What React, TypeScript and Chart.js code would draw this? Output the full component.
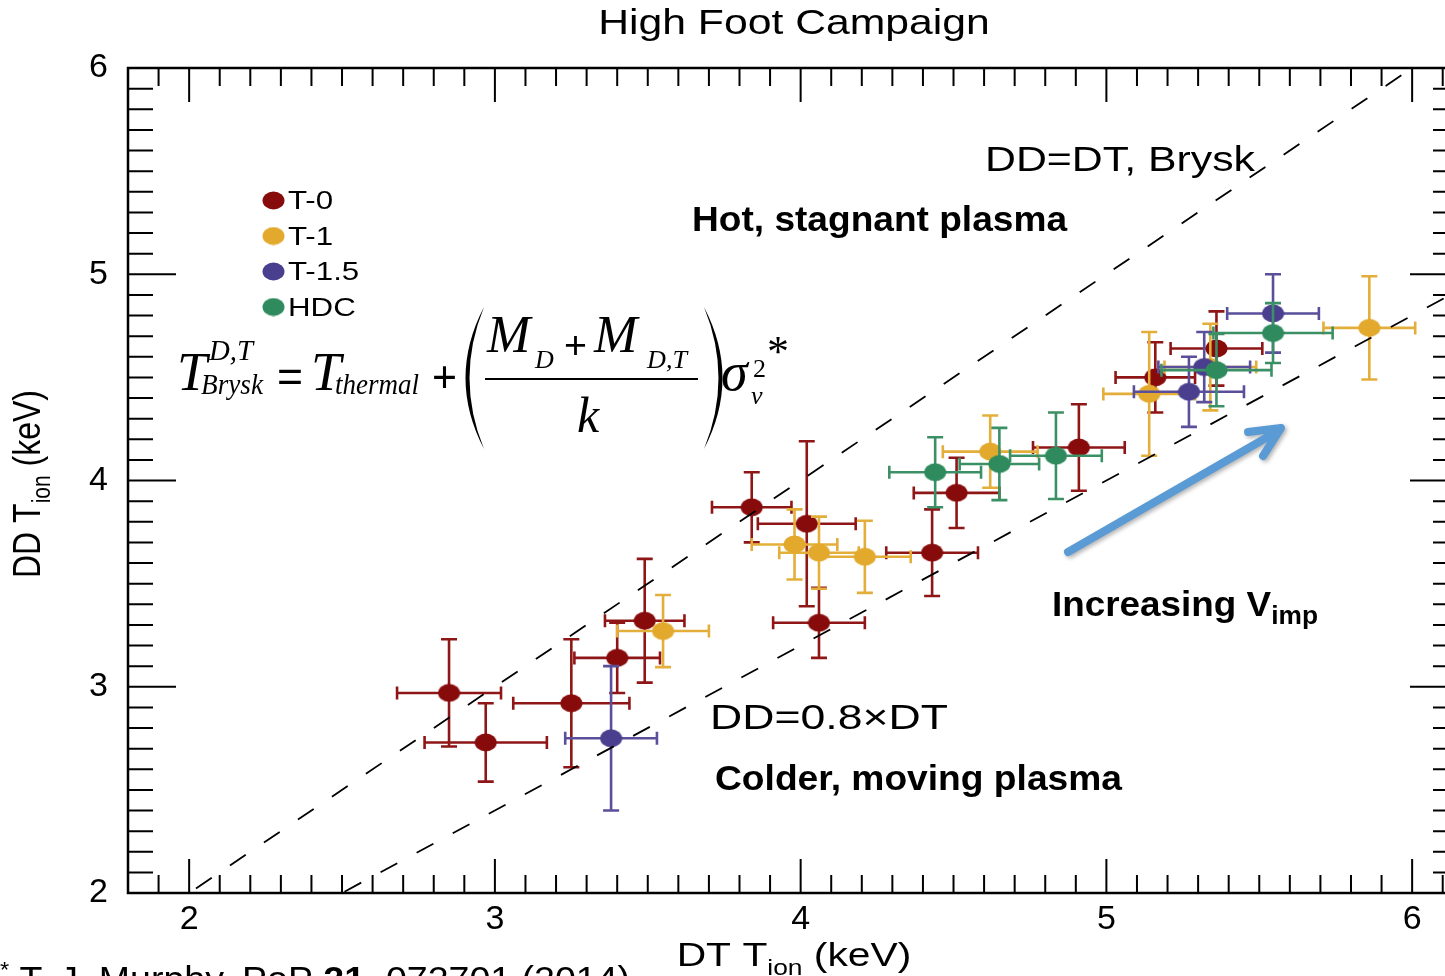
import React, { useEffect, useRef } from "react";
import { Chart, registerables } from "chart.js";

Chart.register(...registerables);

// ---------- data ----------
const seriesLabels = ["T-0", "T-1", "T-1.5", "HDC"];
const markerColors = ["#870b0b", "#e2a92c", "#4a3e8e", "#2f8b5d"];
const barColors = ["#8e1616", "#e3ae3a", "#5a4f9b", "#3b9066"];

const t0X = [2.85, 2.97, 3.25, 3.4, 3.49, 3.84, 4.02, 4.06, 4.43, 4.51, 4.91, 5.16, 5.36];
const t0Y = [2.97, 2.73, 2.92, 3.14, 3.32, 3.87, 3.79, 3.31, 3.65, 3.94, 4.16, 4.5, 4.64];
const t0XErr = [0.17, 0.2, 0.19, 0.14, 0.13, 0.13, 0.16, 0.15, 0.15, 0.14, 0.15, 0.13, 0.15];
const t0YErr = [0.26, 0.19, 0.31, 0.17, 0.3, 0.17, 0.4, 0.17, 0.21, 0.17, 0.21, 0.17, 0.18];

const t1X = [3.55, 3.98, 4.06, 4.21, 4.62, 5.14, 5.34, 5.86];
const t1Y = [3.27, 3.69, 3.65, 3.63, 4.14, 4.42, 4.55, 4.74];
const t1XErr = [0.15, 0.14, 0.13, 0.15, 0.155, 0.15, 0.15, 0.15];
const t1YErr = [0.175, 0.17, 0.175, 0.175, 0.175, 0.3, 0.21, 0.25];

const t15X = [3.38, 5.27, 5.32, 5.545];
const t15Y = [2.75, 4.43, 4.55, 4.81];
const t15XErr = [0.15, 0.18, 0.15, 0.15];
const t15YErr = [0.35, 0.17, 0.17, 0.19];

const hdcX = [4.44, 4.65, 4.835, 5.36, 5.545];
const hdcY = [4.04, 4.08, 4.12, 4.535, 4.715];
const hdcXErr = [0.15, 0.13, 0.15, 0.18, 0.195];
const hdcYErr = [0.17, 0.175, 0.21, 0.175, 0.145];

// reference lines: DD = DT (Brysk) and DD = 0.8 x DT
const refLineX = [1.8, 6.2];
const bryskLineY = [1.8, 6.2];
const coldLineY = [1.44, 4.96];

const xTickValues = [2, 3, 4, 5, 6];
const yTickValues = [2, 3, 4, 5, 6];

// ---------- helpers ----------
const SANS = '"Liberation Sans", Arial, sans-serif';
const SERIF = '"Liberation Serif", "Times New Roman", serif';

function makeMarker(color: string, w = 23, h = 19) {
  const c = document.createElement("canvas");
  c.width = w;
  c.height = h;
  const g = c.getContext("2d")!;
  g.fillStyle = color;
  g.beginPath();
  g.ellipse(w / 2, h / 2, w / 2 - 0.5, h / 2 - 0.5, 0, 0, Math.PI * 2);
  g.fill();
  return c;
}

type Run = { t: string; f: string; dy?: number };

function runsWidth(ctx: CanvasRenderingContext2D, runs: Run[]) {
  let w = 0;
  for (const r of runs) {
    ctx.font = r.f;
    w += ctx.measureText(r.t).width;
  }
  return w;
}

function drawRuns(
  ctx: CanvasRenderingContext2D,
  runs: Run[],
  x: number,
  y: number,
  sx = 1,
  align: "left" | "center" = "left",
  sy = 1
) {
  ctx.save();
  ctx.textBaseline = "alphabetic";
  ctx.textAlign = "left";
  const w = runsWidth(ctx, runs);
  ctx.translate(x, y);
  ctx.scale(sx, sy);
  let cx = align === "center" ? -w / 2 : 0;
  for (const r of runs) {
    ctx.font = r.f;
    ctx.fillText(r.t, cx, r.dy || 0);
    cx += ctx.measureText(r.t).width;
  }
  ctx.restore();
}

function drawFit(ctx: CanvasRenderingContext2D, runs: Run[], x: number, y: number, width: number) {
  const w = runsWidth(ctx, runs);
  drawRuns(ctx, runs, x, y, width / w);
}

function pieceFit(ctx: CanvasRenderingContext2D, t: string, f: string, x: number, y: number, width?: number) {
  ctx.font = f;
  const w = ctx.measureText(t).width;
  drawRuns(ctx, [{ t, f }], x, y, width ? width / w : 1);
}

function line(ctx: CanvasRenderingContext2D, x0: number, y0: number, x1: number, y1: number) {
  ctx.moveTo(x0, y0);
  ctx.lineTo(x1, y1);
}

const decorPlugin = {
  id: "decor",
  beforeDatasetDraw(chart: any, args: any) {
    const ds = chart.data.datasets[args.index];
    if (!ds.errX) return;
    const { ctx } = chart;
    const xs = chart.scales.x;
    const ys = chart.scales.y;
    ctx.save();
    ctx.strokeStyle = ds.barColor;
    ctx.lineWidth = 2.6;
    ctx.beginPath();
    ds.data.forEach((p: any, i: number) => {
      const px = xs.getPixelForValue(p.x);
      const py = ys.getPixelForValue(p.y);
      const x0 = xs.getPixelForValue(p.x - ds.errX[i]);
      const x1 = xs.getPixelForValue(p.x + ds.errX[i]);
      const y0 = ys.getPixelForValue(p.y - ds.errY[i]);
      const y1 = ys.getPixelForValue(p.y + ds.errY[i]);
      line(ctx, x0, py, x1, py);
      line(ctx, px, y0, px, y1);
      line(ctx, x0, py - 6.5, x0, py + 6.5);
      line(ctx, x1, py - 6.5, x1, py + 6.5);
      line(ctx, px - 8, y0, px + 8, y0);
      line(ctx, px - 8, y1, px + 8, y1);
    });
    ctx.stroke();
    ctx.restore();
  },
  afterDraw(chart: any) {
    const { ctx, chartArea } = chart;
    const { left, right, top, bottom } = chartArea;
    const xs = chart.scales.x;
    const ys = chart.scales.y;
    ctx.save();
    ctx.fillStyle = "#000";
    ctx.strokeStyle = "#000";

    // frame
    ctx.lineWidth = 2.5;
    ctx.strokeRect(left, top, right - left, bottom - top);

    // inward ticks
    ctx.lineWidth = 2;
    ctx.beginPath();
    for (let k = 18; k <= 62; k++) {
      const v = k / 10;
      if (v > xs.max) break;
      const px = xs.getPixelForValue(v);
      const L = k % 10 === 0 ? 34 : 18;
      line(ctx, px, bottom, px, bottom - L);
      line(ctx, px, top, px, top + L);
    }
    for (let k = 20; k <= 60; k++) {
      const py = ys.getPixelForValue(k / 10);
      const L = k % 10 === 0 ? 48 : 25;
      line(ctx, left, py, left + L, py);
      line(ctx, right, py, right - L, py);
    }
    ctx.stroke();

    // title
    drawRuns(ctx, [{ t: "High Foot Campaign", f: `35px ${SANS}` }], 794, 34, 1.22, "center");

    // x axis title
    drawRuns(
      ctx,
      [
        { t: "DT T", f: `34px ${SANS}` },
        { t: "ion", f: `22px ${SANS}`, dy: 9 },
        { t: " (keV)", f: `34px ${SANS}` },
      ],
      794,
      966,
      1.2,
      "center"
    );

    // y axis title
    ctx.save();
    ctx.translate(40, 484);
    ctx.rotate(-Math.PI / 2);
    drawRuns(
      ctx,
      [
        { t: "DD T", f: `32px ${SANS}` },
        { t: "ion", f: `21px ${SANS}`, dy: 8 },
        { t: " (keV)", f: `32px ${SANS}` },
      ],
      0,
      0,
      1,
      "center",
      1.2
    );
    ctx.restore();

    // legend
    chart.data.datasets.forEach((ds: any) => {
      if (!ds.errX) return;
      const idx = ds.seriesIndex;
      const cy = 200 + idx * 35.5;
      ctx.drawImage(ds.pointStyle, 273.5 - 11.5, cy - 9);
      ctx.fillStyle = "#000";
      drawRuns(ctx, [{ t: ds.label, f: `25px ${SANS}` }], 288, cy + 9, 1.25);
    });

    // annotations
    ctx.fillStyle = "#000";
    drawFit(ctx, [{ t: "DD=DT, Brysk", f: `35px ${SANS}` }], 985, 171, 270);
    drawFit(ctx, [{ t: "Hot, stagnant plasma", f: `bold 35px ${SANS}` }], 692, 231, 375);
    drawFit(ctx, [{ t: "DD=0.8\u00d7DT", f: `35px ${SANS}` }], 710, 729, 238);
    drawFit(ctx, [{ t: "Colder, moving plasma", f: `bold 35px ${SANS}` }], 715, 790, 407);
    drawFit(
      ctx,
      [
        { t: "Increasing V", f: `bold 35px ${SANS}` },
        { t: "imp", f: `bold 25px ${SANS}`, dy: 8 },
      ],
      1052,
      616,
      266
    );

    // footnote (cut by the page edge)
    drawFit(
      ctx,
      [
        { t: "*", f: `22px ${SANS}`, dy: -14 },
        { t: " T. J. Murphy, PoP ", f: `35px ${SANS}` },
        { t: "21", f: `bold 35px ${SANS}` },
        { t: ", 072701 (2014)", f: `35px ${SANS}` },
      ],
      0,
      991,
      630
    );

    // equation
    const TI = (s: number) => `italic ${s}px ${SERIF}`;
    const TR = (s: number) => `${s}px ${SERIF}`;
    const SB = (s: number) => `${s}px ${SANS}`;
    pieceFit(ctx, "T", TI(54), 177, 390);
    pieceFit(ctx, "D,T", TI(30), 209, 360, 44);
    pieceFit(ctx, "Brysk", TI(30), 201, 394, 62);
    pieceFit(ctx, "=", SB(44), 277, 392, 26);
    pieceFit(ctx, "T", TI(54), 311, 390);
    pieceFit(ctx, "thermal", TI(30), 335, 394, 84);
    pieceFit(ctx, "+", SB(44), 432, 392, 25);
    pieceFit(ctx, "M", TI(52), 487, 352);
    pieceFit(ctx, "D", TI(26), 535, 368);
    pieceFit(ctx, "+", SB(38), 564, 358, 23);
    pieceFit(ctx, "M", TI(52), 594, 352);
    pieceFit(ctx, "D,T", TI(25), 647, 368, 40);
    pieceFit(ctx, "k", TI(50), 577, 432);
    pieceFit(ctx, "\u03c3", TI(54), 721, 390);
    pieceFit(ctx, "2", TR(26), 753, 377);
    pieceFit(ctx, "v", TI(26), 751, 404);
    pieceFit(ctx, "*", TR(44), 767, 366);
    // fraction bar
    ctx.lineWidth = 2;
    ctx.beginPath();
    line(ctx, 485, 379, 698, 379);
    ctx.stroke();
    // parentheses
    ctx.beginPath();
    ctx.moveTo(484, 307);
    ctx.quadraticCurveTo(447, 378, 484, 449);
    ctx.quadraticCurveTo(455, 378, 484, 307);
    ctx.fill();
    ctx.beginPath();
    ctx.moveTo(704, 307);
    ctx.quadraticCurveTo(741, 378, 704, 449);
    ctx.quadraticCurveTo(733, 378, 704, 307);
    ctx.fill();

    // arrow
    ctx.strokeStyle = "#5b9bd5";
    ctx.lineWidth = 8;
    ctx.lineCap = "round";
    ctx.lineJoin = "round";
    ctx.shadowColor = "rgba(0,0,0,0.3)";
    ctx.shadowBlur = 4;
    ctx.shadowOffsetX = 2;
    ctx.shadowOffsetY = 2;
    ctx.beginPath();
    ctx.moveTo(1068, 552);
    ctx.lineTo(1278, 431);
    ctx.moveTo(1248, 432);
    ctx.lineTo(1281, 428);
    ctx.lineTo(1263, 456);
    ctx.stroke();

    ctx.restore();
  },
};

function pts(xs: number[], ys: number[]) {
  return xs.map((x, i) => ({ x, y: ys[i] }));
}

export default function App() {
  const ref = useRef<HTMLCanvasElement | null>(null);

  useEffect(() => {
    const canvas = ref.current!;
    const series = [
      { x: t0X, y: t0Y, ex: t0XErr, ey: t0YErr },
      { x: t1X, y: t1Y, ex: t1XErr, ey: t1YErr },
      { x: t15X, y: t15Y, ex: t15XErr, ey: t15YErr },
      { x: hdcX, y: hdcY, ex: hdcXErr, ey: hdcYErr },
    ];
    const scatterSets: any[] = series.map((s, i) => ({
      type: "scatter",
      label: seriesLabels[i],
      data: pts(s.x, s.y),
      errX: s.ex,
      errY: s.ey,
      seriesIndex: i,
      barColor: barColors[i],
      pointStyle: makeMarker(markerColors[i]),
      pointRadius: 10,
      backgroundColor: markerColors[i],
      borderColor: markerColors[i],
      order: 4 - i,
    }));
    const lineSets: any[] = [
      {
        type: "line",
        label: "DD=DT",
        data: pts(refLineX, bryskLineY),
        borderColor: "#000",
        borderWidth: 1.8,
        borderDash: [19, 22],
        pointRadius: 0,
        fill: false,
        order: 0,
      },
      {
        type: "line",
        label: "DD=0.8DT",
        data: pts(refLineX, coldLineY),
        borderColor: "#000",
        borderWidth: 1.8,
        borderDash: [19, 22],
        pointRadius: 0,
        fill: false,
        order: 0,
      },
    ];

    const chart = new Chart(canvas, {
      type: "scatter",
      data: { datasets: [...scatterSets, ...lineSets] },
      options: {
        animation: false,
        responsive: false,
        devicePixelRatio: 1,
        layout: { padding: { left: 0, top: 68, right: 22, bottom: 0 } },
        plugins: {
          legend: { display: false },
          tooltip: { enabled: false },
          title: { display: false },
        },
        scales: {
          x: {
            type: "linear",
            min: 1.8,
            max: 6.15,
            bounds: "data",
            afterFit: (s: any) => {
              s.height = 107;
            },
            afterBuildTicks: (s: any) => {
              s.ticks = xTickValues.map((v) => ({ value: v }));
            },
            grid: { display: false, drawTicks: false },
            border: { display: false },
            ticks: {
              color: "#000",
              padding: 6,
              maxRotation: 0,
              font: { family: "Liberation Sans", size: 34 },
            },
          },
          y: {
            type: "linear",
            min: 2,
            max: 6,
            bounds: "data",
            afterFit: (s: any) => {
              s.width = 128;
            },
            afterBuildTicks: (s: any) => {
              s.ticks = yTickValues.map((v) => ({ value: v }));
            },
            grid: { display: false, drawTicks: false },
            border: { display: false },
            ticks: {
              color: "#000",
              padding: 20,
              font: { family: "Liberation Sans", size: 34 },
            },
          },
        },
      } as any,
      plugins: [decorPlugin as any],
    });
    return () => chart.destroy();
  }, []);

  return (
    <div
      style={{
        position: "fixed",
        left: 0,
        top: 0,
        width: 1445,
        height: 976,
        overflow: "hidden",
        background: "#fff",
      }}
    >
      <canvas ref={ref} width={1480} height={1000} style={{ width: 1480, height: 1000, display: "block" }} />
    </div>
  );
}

### WHAT THIS TASK INVOLVES
Restate each line from the start of the listing through the line bearing "0.3, 0.21, 0.25];" word for word. Drop the pictures.

### EXERCISE RESULT
What React, TypeScript and Chart.js code would draw this? Output the full component.
import React, { useEffect, useRef } from "react";
import { Chart, registerables } from "chart.js";

Chart.register(...registerables);

// ---------- data ----------
const seriesLabels = ["T-0", "T-1", "T-1.5", "HDC"];
const markerColors = ["#870b0b", "#e2a92c", "#4a3e8e", "#2f8b5d"];
const barColors = ["#8e1616", "#e3ae3a", "#5a4f9b", "#3b9066"];

const t0X = [2.85, 2.97, 3.25, 3.4, 3.49, 3.84, 4.02, 4.06, 4.43, 4.51, 4.91, 5.16, 5.36];
const t0Y = [2.97, 2.73, 2.92, 3.14, 3.32, 3.87, 3.79, 3.31, 3.65, 3.94, 4.16, 4.5, 4.64];
const t0XErr = [0.17, 0.2, 0.19, 0.14, 0.13, 0.13, 0.16, 0.15, 0.15, 0.14, 0.15, 0.13, 0.15];
const t0YErr = [0.26, 0.19, 0.31, 0.17, 0.3, 0.17, 0.4, 0.17, 0.21, 0.17, 0.21, 0.17, 0.18];

const t1X = [3.55, 3.98, 4.06, 4.21, 4.62, 5.14, 5.34, 5.86];
const t1Y = [3.27, 3.69, 3.65, 3.63, 4.14, 4.42, 4.55, 4.74];
const t1XErr = [0.15, 0.14, 0.13, 0.15, 0.155, 0.15, 0.15, 0.15];
const t1YErr = [0.175, 0.17, 0.175, 0.175, 0.175, 0.3, 0.21, 0.25];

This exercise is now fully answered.